The solution to this problem is to help learners see both the underlying structure of writing and what’s missing from a typical outline. A traditional outline has only part-whole structure and distinctions. That is, each item in the outline is (presumably) a distinct idea and the ideas in an outline are placed in hierarchical or part-whole structure.
When written works lack a coherent thread, it’s because writers are putting a bunch of ideas into a part-whole structure but failing to think about the relationships that link them all together. This can be remedied by incorporating relationships. The simple rule is to relate each section to the one that follows using a part of the preceding section that we call a transition (see Figure 8.16). A transition relates one section of writing to the next. Depending on the scope of the writing project it could be a few words, a single sentence, a paragraph, or several pages. Both the introduction and the conclusion of written work should relate to each other and to the interior sections of the document.

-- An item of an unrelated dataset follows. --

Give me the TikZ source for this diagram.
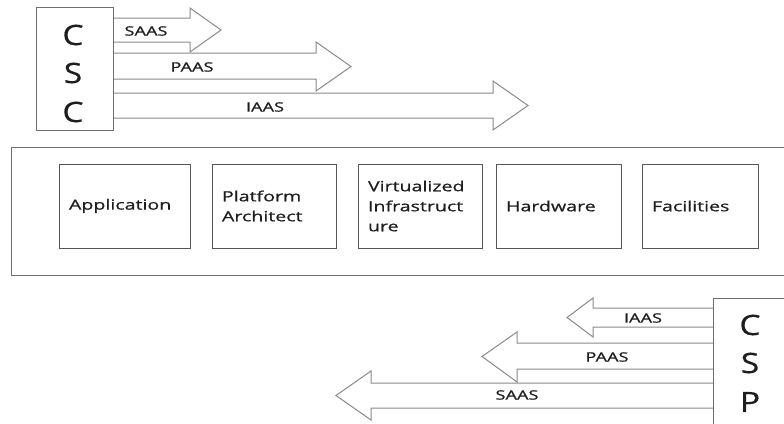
\documentclass[tikz,border=0pt]{standalone}
\usepackage{fontspec}
\setmainfont{Open Sans}[FakeStretch=1.4, FakeBold=0.7]
\newfontfamily\bigletters{Open Sans}[FakeStretch=1.2, FakeBold=0.5]
\definecolor{boxline}{HTML}{6E6E6E}
\definecolor{innerline}{HTML}{555555}
\definecolor{arrline}{HTML}{8A8A8A}
\definecolor{txt}{HTML}{1E1E1E}
\tikzset{
  outerbox/.style={draw=boxline, line width=1pt},
  innerbox/.style={draw=innerline, line width=1pt, minimum height=84pt, inner xsep=10pt, inner ysep=0pt, align=left, font=\fontsize{14}{20}\selectfont, text=txt},
  arrowshape/.style={draw=arrline, line width=1pt, fill=white, line join=miter},
  arrlabel/.style={font=\fontsize{13}{15}\selectfont, text=txt, inner sep=0pt},
  bigletter/.style={font=\bigletters\fontsize{28}{30}\selectfont, text=txt, inner sep=0pt}
}
\begin{document}
\begin{tikzpicture}[x=1pt,y=-1pt]
\useasboundingbox (0,0) rectangle (784,423);
\clip (0,0) rectangle (784,423);
\fill[white] (0,0) rectangle (784,423);

% ---- CSC box and arrows
\node[outerbox, minimum width=77pt, minimum height=123pt, inner sep=0pt] (csc) at (74.5,68.5) {};
\draw[arrowshape] (113,18) -- (190,18) -- (190,8) -- (221,30) -- (190,52) -- (190,42) -- (113,42);
\draw[arrowshape] (113,53) -- (316,53) -- (316,42) -- (351,66.5) -- (316,91) -- (316,79) -- (113,79);
\draw[arrowshape] (113,93) -- (493,93) -- (493,81) -- (528,105.5) -- (493,130) -- (493,118) -- (113,118);
\draw[boxline, line width=1pt] (csc.north east) -- (csc.south east);
\node[arrlabel] (csaas) at (146,31) {SAAS};
\node[arrlabel] (cpaas) at (192,67) {PAAS};
\node[arrlabel] (ciaas) at (265,107) {IAAS};
\node[bigletter] (c1) at (73,35) {C};
\node[bigletter] (c2) at (73,73) {S};
\node[bigletter] (c3) at (73,112) {C};

% ---- middle layer
\draw[outerbox] (11,147) rectangle (800,275);
\node[innerbox, minimum width=131pt, text width=111pt] (app) at (124.5,206) {Application};
\node[innerbox, minimum width=124pt, text width=104pt] (plat) at (274,206) {Platform\\Architect};
\node[innerbox, minimum width=124pt, text width=104pt] (virt) at (420,206) {Virtualized\\Infrastruct\\ure};
\node[innerbox, minimum width=125pt, text width=105pt] (hw) at (558.5,206) {Hardware};
\node[innerbox, minimum width=116pt, text width=96pt] (fac) at (700,206) {Facilities};

% ---- CSP box and arrows
\draw[outerbox] (713,440) -- (713,298) -- (800,298);
\coordinate (csp) at (713,298);
\draw[arrowshape] (713,308) -- (593,308) -- (593,298) -- (567,317.5) -- (593,337) -- (593,327) -- (713,327);
\draw[arrowshape] (713,343) -- (517,343) -- (517,332) -- (482,356.5) -- (517,382) -- (517,369) -- (713,369);
\draw[arrowshape] (713,383) -- (371,383) -- (371,371) -- (336,395.5) -- (371,420) -- (371,408) -- (713,408);
\draw[boxline, line width=1pt] (csp) -- (713,440);
\node[arrlabel] (piaas) at (643,318) {IAAS};
\node[arrlabel] (ppaas) at (607,357) {PAAS};
\node[arrlabel] (psaas) at (517,395) {SAAS};
\node[bigletter] (p1) at (750,325) {C};
\node[bigletter] (p2) at (750,363) {S};
\node[bigletter] (p3) at (750,402) {P};
\end{tikzpicture}
\end{document}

To extend the power of traditional outlines even further, we can add perspectives (see Figure 8.17). Perspectives can be thought of as parts or sections of the document that provide “framing” for other parts—a lens through which the author is approaching other ideas. For example, in Figure 8.17, we have thought of the first section of the beginning, middle, and end as perspectives on the section. Here the author might lay down some of the assumptions, presumptions, precepts, or concepts that govern the discussion that follows, keying the reader into the point of view taken by the author.
By adding DSRP structure to traditional outlines, students focus not merely on the information that goes into each section, but on the structure of their written work (e.g., the relationships between sections) and how to better communicate their ideas to the reader.